Ведь следующий препарат может сбить его обратно. Именно поэтому я дал кофеин Доброхоту. Чтобы затем вновь сбить его своим порошком. Этот препарат я пока что ни на ком не использовал, но лучшего случая мне может не представиться. Тем более, высок риск, что в дальнейшем Доброхоту этот препарат понадобится на постоянной основе, а вливать в домового всю свою магию я не могу.

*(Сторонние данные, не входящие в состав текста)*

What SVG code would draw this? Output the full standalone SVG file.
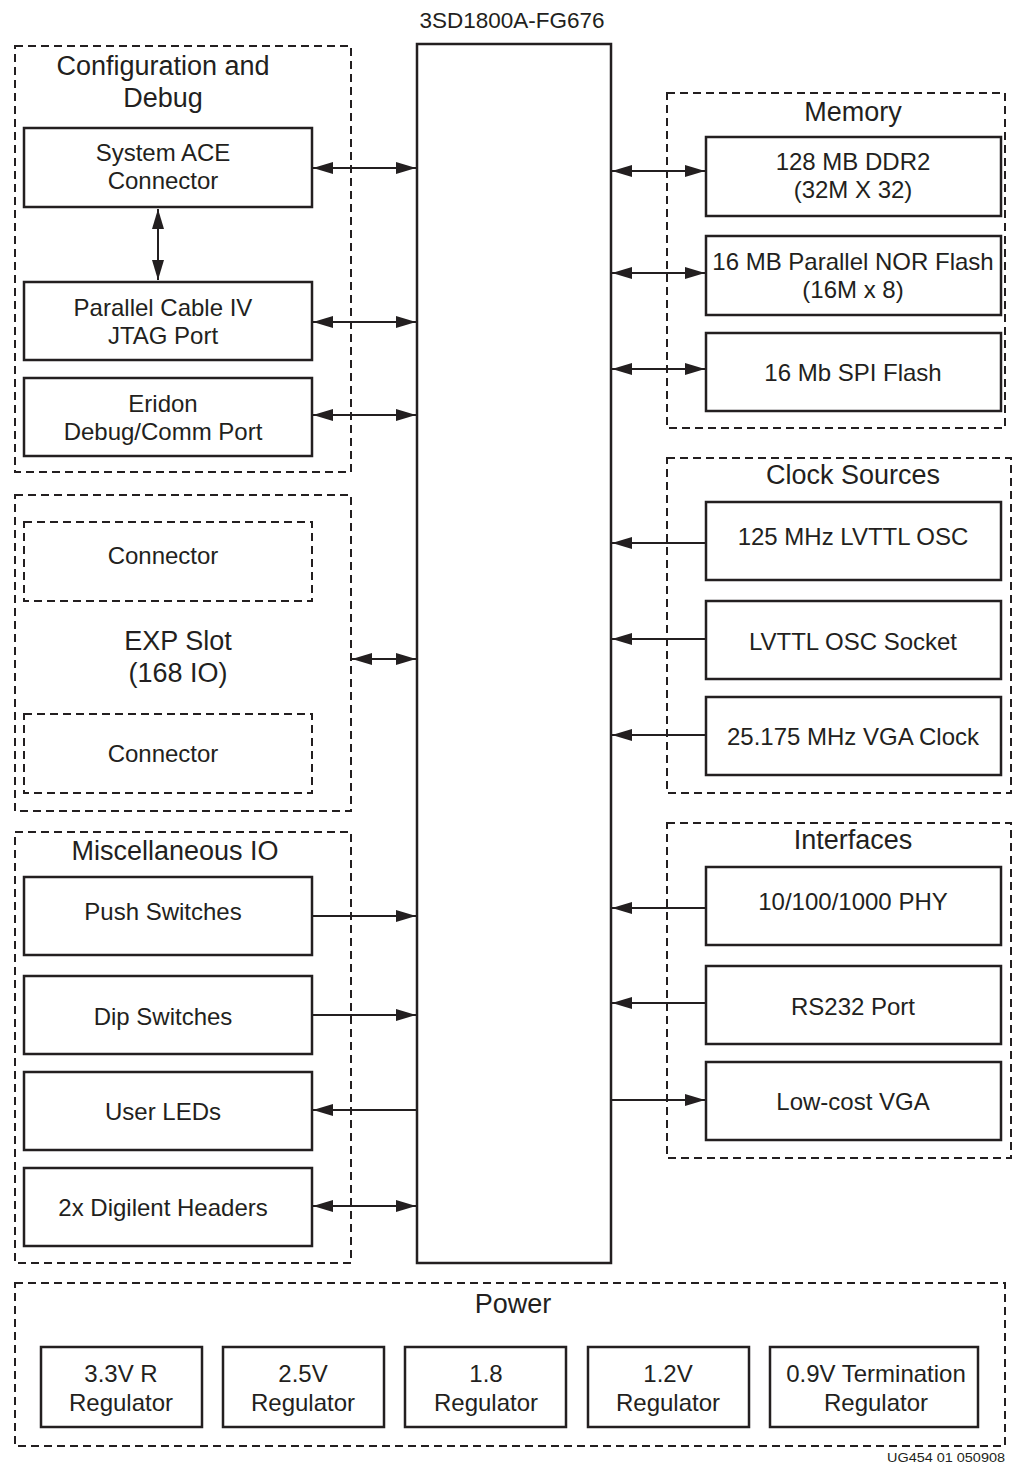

Именно над этим веществом мы просидели с Игорем в подвале целую неделю. Оно получилось не с первой попытки. Пришлось много экспериментировать с температурой и реагентами. А именно — с азотной кислотой, которую мы выделили из одного растения, проданного нам Ксанфием Апраксиным. По какой-то причине оно просто сочилось этим едким веществом.

Так, методом проб и ошибок нам и удалось создать один из главных кардиологических препаратов.

Нитроглицерин.

Энергетик подействовал на Доброхота куда сильнее, чем я ожидал. Его давление поднялось даже выше ста пятидесяти на сто. Нехороший скачок. Сосуды моего крохотного пациента сейчас переживают сильнейшую перегрузку. Но ничего, сейчас я их расслаблю!

Я засыпал белый порошок ему под язык.

— Терпи! — приказал я. — Знаю, что горько, противно, но выплёвывать нельзя. И глотать тоже. Держи под языком.

— Да что ты со мной, как с болваном безмозглым! — пропыхтел он. — Понимаю я! Слышал, как вы обсуждали этот рецепт с пиромантом. Ох, Мечников, если я и вправду выживу… В долгу перед тобой не останусь. За домом буду следить, на кухне помогать…

— Да помолчи ты, помощничек, — усмехнулся я. — Дай веществу раствориться.

Нитроглицерин проникает в кровь довольно быстро. Как, собственно и большинство лекарств, которые кладут под язык. Помню, как многие пациенты спрашивали меня, почему некоторые препараты принимаются именно таким путём — сублингвально.

И это не какая-то прихоть врачей. У этой манипуляции есть вполне себе серьёзная причина. Дело в том, что многие препараты обезвреживаются печенью. Другими словами, человек принял одну таблетку, а печень позволила остаться только её четвертинке. Всё остальное уничтожила.